Enquanto os outros três integrantes da corte expunham o óbvio – caso de Raul Araújo, para quem “sem que se saiba o teor da manifestação artística, não se admite, me parece, no Estado Democrático de Direito, o exercício de censura sobre o pensamento ainda não divulgado, sob pena de se estar a presumir o conteúdo, de antecipar a presunção quanto ao seu ajuste ao ordenamento, e antecipar presumidamente uma sanção ao pensamento” –, os supremos ministros se esforçavam em malabarismos semânticos para afirmar que a censura (prévia, ainda por cima) não era censura. Especialmente emblemáticas foram as palavras de Cármen Lúcia, que, visivelmente ciente de que pisava em ovos, falou em acompanhar o relator “com todos os cuidados”, afirmando que o item específico que proibia o documentário “a preocupa enormemente” e que, caso o relator percebesse que a situação estava “desbordando para uma censura”, a medida deveria ser revogada – suprema ingenuidade, pois Gonçalves tanto não considera estar censurando que o afirmou claramente em sua liminar, afirmando tratar-se de mero “adiamento” da estreia do documentário.
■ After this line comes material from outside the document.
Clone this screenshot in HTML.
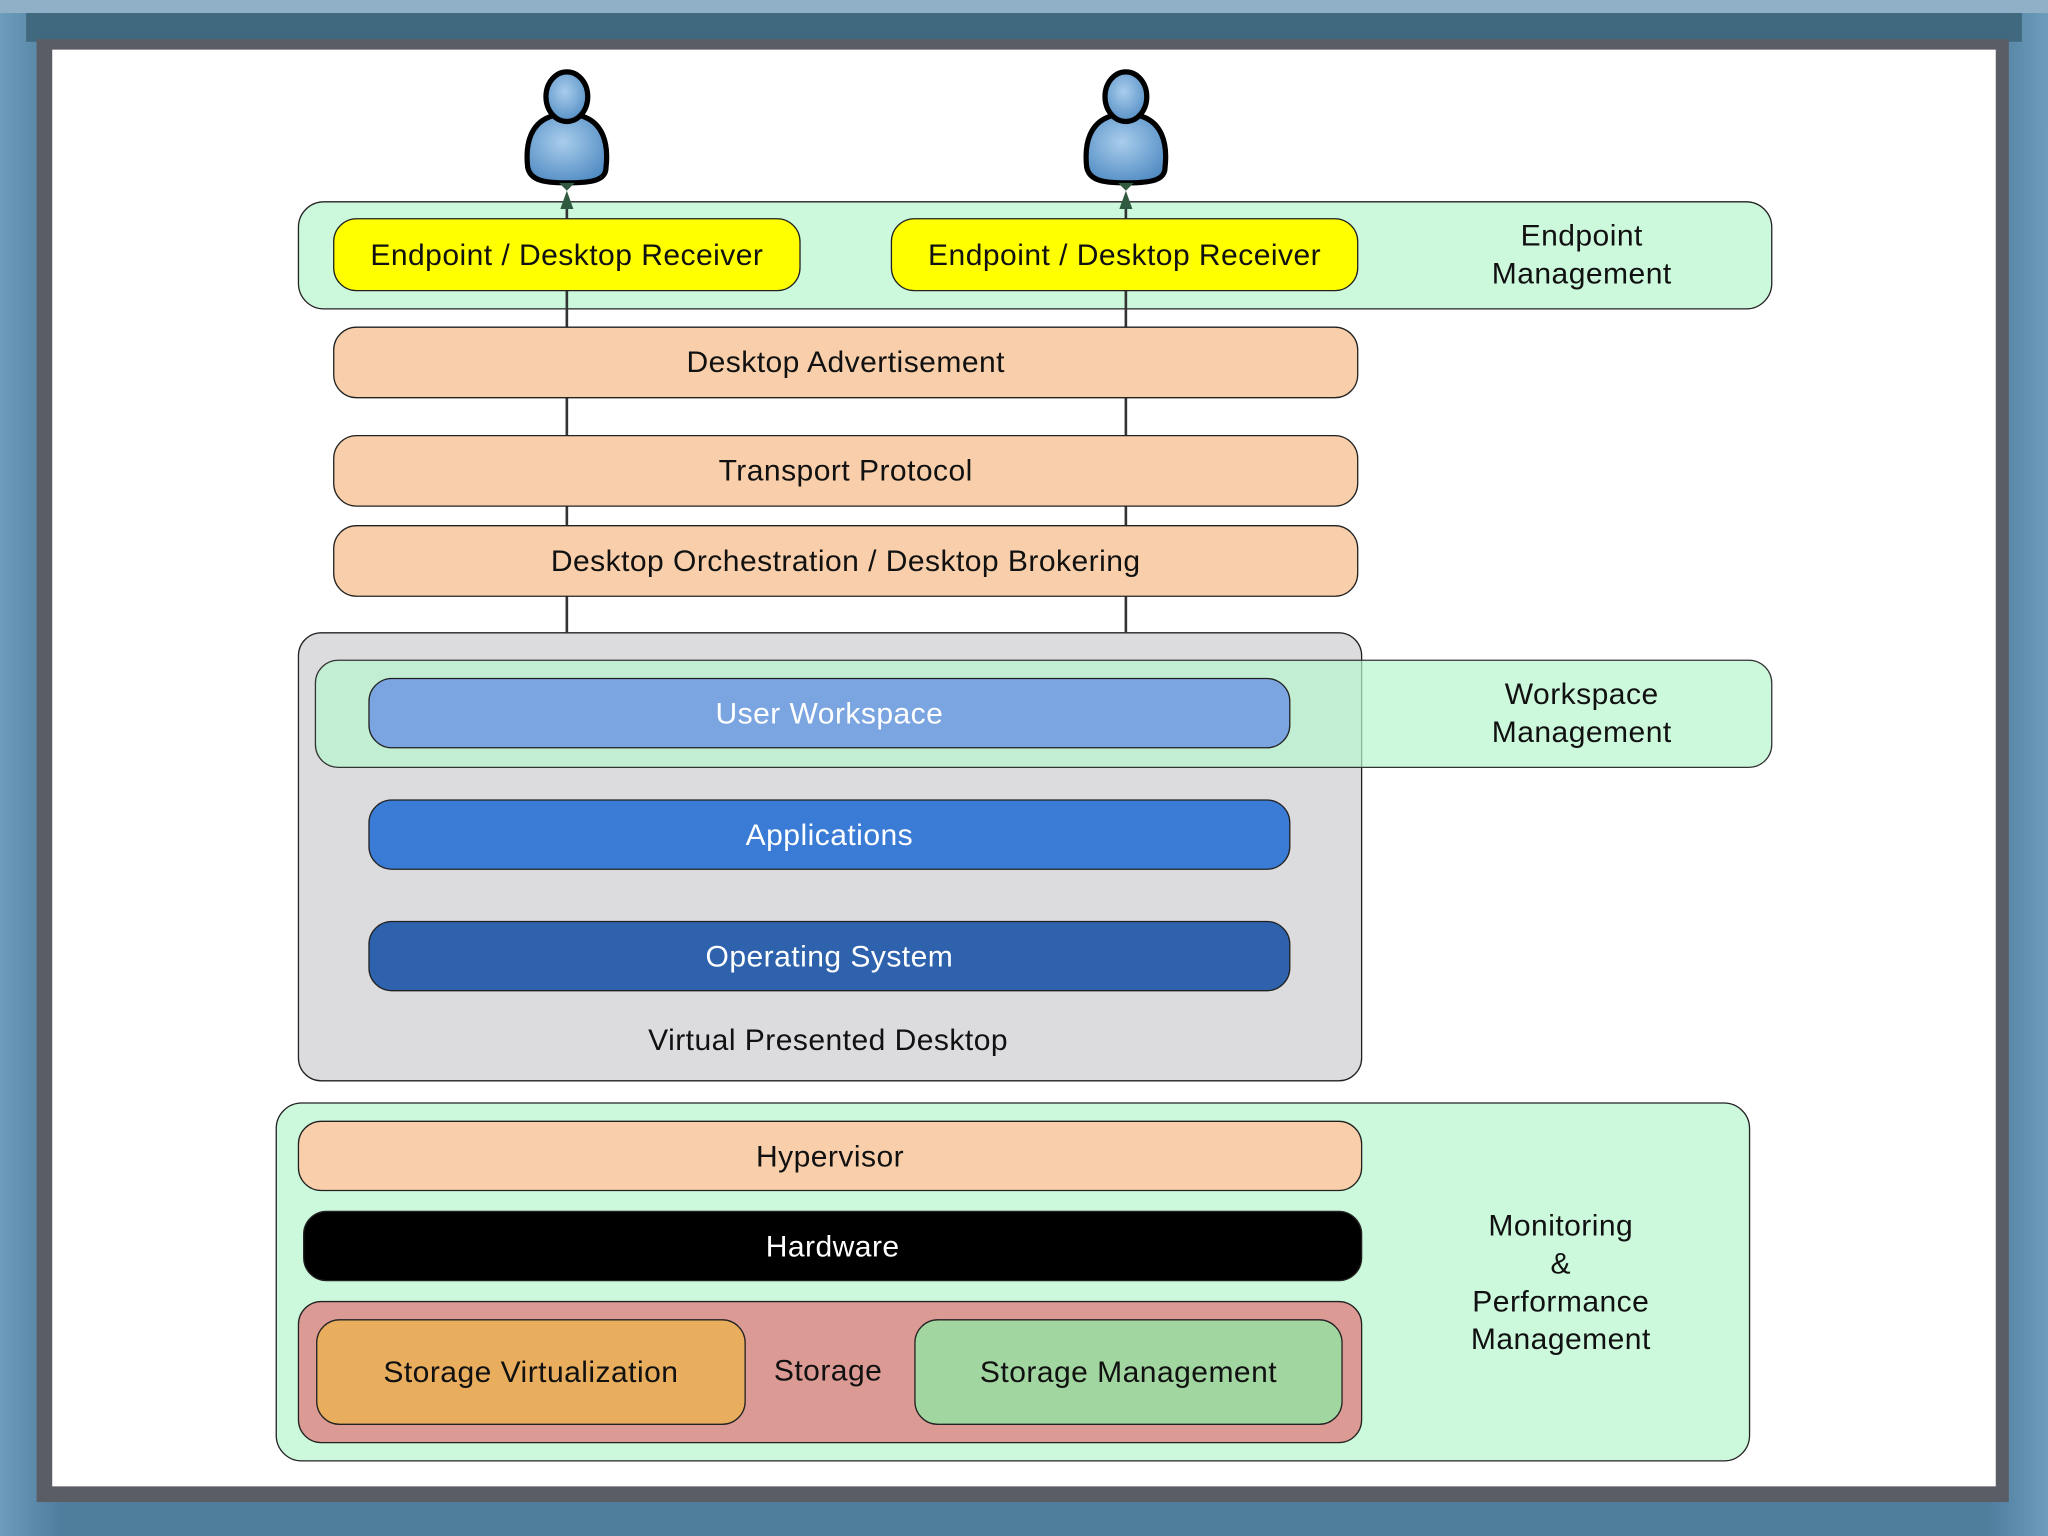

“Vejo isso como uma situação excepcionalíssima”, continuou Cármen Lúcia, usando terminologia que seu colega de STF Lewandowski também empregou, ao dizer que “situações excepcionais exigem medidas excepcionais”. É uma escolha de palavras peculiar. “Ninguém aqui é ingênuo”, disse também Lewandowski; falava no contexto específico do suposto “ecossistema de desinformação”, mas podemos entender a frase de forma mais ampla. Cármen Lúcia, Gonçalves, Moraes e Lewandowski de fato não são ingênuos; eles conhecem a Constituição, inclusive seu artigo 220. Sabem o que estão fazendo, mas defendem seus atos afirmando que, no fim das contas, a situação exige abrir exceções – e é exatamente nisso que consiste um... Estado de exceção. É para onde caminhamos, graças a nossos tribunais superiores.